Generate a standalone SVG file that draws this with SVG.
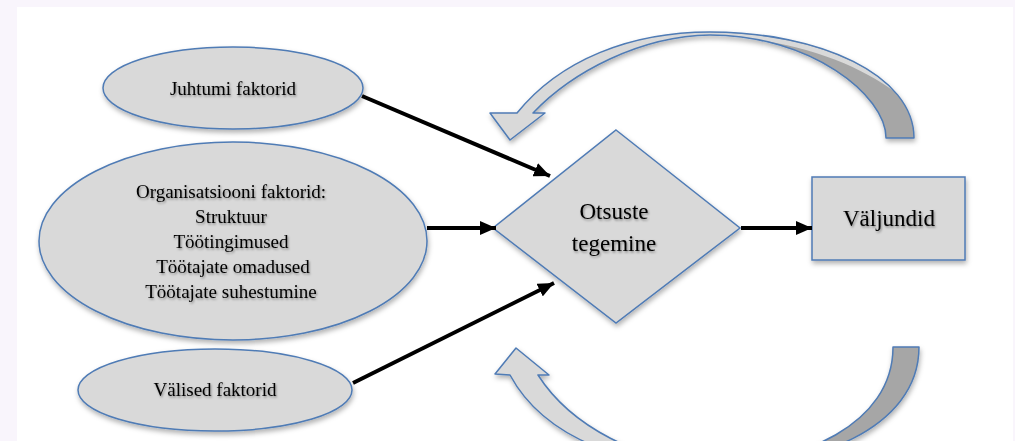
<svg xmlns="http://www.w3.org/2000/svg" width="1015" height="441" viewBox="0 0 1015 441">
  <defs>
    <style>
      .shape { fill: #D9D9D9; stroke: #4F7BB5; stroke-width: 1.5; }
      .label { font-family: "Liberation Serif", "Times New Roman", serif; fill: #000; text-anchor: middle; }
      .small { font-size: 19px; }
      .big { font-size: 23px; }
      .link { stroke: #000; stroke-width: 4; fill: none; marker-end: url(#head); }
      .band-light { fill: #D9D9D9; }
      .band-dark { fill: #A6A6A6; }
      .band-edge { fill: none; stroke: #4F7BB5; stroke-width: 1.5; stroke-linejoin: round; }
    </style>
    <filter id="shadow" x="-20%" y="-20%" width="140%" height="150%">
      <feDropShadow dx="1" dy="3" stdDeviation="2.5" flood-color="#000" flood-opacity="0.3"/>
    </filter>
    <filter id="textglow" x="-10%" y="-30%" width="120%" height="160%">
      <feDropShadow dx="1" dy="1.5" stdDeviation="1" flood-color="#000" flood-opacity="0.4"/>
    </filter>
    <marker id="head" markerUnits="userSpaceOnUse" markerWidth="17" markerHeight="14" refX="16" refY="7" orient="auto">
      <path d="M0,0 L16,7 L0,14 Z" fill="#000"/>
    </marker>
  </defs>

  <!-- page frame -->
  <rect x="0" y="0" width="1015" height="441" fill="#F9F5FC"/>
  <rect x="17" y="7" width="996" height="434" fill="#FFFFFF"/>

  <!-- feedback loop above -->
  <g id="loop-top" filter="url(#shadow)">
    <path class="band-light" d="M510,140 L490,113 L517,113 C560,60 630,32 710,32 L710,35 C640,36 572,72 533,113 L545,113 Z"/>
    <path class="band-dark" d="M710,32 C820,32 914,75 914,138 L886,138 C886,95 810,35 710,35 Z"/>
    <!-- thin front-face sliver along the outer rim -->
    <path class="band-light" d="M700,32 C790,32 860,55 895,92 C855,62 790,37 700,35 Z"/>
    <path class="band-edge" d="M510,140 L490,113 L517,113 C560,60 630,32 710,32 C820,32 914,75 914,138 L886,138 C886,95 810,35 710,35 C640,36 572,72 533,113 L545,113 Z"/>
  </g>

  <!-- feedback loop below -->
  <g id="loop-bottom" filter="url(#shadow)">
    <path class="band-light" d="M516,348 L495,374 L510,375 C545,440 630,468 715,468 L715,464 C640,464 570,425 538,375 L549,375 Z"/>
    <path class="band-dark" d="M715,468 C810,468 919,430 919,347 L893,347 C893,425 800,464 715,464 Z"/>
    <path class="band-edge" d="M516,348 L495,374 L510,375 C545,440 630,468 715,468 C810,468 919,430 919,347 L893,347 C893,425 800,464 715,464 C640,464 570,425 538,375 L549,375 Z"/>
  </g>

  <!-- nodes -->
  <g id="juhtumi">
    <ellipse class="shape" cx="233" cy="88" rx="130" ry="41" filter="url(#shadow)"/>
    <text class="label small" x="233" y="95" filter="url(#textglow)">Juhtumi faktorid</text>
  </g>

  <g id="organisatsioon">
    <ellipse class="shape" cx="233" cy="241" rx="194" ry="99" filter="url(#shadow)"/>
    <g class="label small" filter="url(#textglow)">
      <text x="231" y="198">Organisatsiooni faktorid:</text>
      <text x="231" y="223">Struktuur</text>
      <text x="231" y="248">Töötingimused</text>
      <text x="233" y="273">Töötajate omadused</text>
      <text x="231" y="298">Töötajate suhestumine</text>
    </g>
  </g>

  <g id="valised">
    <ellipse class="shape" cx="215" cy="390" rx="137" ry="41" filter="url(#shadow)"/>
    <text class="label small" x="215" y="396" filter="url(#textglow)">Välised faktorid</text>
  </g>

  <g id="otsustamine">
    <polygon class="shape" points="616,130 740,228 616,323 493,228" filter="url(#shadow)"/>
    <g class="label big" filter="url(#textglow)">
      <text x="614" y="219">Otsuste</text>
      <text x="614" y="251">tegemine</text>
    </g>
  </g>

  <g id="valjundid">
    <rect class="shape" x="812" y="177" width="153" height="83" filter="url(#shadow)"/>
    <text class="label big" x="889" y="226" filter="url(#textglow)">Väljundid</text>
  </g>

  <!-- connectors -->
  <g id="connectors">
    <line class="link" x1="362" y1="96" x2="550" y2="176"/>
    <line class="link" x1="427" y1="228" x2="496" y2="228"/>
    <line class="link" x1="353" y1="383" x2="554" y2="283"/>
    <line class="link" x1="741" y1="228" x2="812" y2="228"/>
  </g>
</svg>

▶ Exercise description
Copy every line of the data exactly as written, excluding the pictures.

▶ Solution for this exercise
Generate a standalone SVG file that draws this with SVG.
<svg xmlns="http://www.w3.org/2000/svg" width="1015" height="441" viewBox="0 0 1015 441">
  <defs>
    <style>
      .shape { fill: #D9D9D9; stroke: #4F7BB5; stroke-width: 1.5; }
      .label { font-family: "Liberation Serif", "Times New Roman", serif; fill: #000; text-anchor: middle; }
      .small { font-size: 19px; }
      .big { font-size: 23px; }
      .link { stroke: #000; stroke-width: 4; fill: none; marker-end: url(#head); }
      .band-light { fill: #D9D9D9; }
      .band-dark { fill: #A6A6A6; }
      .band-edge { fill: none; stroke: #4F7BB5; stroke-width: 1.5; stroke-linejoin: round; }
    </style>
    <filter id="shadow" x="-20%" y="-20%" width="140%" height="150%">
      <feDropShadow dx="1" dy="3" stdDeviation="2.5" flood-color="#000" flood-opacity="0.3"/>
    </filter>
    <filter id="textglow" x="-10%" y="-30%" width="120%" height="160%">
      <feDropShadow dx="1" dy="1.5" stdDeviation="1" flood-color="#000" flood-opacity="0.4"/>
    </filter>
    <marker id="head" markerUnits="userSpaceOnUse" markerWidth="17" markerHeight="14" refX="16" refY="7" orient="auto">
      <path d="M0,0 L16,7 L0,14 Z" fill="#000"/>
    </marker>
  </defs>

  <!-- page frame -->
  <rect x="0" y="0" width="1015" height="441" fill="#F9F5FC"/>
  <rect x="17" y="7" width="996" height="434" fill="#FFFFFF"/>

  <!-- feedback loop above -->
  <g id="loop-top" filter="url(#shadow)">
    <path class="band-light" d="M510,140 L490,113 L517,113 C560,60 630,32 710,32 L710,35 C640,36 572,72 533,113 L545,113 Z"/>
    <path class="band-dark" d="M710,32 C820,32 914,75 914,138 L886,138 C886,95 810,35 710,35 Z"/>
    <!-- thin front-face sliver along the outer rim -->
    <path class="band-light" d="M700,32 C790,32 860,55 895,92 C855,62 790,37 700,35 Z"/>
    <path class="band-edge" d="M510,140 L490,113 L517,113 C560,60 630,32 710,32 C820,32 914,75 914,138 L886,138 C886,95 810,35 710,35 C640,36 572,72 533,113 L545,113 Z"/>
  </g>

  <!-- feedback loop below -->
  <g id="loop-bottom" filter="url(#shadow)">
    <path class="band-light" d="M516,348 L495,374 L510,375 C545,440 630,468 715,468 L715,464 C640,464 570,425 538,375 L549,375 Z"/>
    <path class="band-dark" d="M715,468 C810,468 919,430 919,347 L893,347 C893,425 800,464 715,464 Z"/>
    <path class="band-edge" d="M516,348 L495,374 L510,375 C545,440 630,468 715,468 C810,468 919,430 919,347 L893,347 C893,425 800,464 715,464 C640,464 570,425 538,375 L549,375 Z"/>
  </g>

  <!-- nodes -->
  <g id="juhtumi">
    <ellipse class="shape" cx="233" cy="88" rx="130" ry="41" filter="url(#shadow)"/>
    <text class="label small" x="233" y="95" filter="url(#textglow)">Juhtumi faktorid</text>
  </g>

  <g id="organisatsioon">
    <ellipse class="shape" cx="233" cy="241" rx="194" ry="99" filter="url(#shadow)"/>
    <g class="label small" filter="url(#textglow)">
      <text x="231" y="198">Organisatsiooni faktorid:</text>
      <text x="231" y="223">Struktuur</text>
      <text x="231" y="248">Töötingimused</text>
      <text x="233" y="273">Töötajate omadused</text>
      <text x="231" y="298">Töötajate suhestumine</text>
    </g>
  </g>

  <g id="valised">
    <ellipse class="shape" cx="215" cy="390" rx="137" ry="41" filter="url(#shadow)"/>
    <text class="label small" x="215" y="396" filter="url(#textglow)">Välised faktorid</text>
  </g>

  <g id="otsustamine">
    <polygon class="shape" points="616,130 740,228 616,323 493,228" filter="url(#shadow)"/>
    <g class="label big" filter="url(#textglow)">
      <text x="614" y="219">Otsuste</text>
      <text x="614" y="251">tegemine</text>
    </g>
  </g>

  <g id="valjundid">
    <rect class="shape" x="812" y="177" width="153" height="83" filter="url(#shadow)"/>
    <text class="label big" x="889" y="226" filter="url(#textglow)">Väljundid</text>
  </g>

  <!-- connectors -->
  <g id="connectors">
    <line class="link" x1="362" y1="96" x2="550" y2="176"/>
    <line class="link" x1="427" y1="228" x2="496" y2="228"/>
    <line class="link" x1="353" y1="383" x2="554" y2="283"/>
    <line class="link" x1="741" y1="228" x2="812" y2="228"/>
  </g>
</svg>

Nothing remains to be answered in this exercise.